Fast-forward 2, 5, or even 20 years.
Graduation caps are flying through the air as celebratory sounds of “Congratulations!” fill the air.
Your beloved child has just graduated from college, a shining moment in your parenting journey.
“Wow, the past 2 decades have been so easy!” you marvel to your friend. “Piece of cake, raising my sweetheart; childrearing is just so incredibly simple!”
{Extended pause for laughter here}
The truth is that nobody ever said that raising children is an easy feat. Far from it- childrearing is one of life’s most monumental tasks- and the baby is delivered without an instruction manual!
Yet some of the inevitable pressures and disappointments that accompany the raising of our small souls can be diminished by adjusting the outlook we have towards our child’s future.
Take a look through the following statements. Is it fair to guess that you agree with the majority of them?
* I would like my child to get good grades in school.
* I’d like to see my child graduate from a prestigious university.
* I would like my child to become financially successful.
* I want my child to marry well and have a happy life.
* I’d like my child to make a difference in the world.
* I want my child to have integrity, compassion, and patience.
We have a whole bunch of wishes up our sleeves, don’t we, parents?!
Let’s take a step back from the admirable list of dreams and study the realism (or lack of thereof) in all of our desires.

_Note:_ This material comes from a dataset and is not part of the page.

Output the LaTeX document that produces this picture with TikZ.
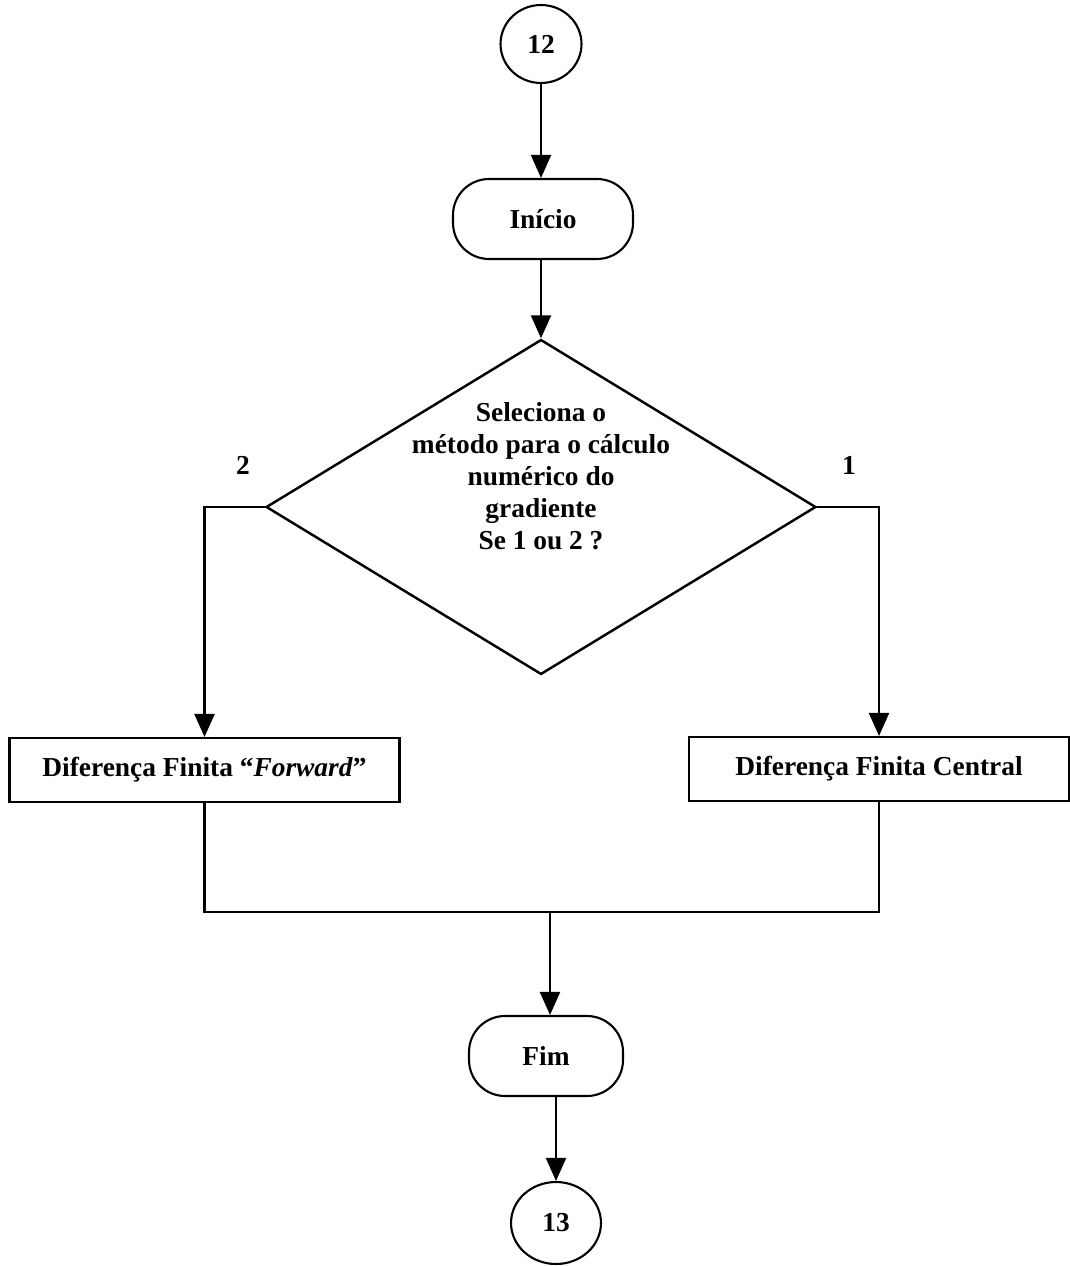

No doubt, many of our children will be fortunate enough to achieve all those wonderful dreams, yet, the list begs this question: Was the list compiled based on a parent’s goals- or was there a connection to this particular child’s abilities?
Disappointments and strained relationships can be traced back to one thing- in 99% of all cases: Unrealized expectations.
The reason that most of us can have a wonderful day after realizing that we have just lost the state lottery, whereas many of us would have a disappointing day after our child has gotten into some trouble is because of the expectation factor. We never expected to win the lottery in the first place, so our losing numbers are not a source of frustration. Yet, we did expect our child to behave appropriately at all times, and the youngster’s lack of decorum did not meet our expectation- and resulting disappointment is the mathematical outcome of an unrealized expectation.
As any expert or self-help book will profess, a person’s achievements are based upon his will, drive, and perseverance. Yet, the connection between the will of an individual and his accomplishments must be based on the reality of his abilities- not the reality of his parent’s ardent dreams.
Recently, I heard about a man who had reading trouble as a child, and unfortunately, cannot read properly to this day. “My parents offered me prizes and money so that I would improve my reading skills, however it was like offering me an incentive to grow a foot taller. There was no lack of motivation on my part, there was simply a genuine lack of ability.” (Thankfully, today, there are so many more resources to deal with reading challenges.)
Some parents feel that setting realistic challenges can thwart their child’s growth, because they feel that low expectations and the ensuing low performance can have a negative reflection on them.
Therein lays our greatest challenge- to objectively set realistic goals that are tailored toward our child’s abilities and inclinations- not to our egos. Expectations that are overly high can set a child up for failure, while expectations that are too low can cause a child to stagnate her growth.
After a relatively small expectation has been met, it is generally appropriate to raise the bar and establish a slightly higher challenge. This is also an ideal time to praise and reward the child for her prior accomplishment, thereby motivating the youngster to continue in the desire to achieve more.
The old cliché, “When there’s a will there’s a way” holds truth and promise- as long as we get to know our child and set up realistic expectations.
Wishing all of us much pride and joy resulting from our children’s accomplishments!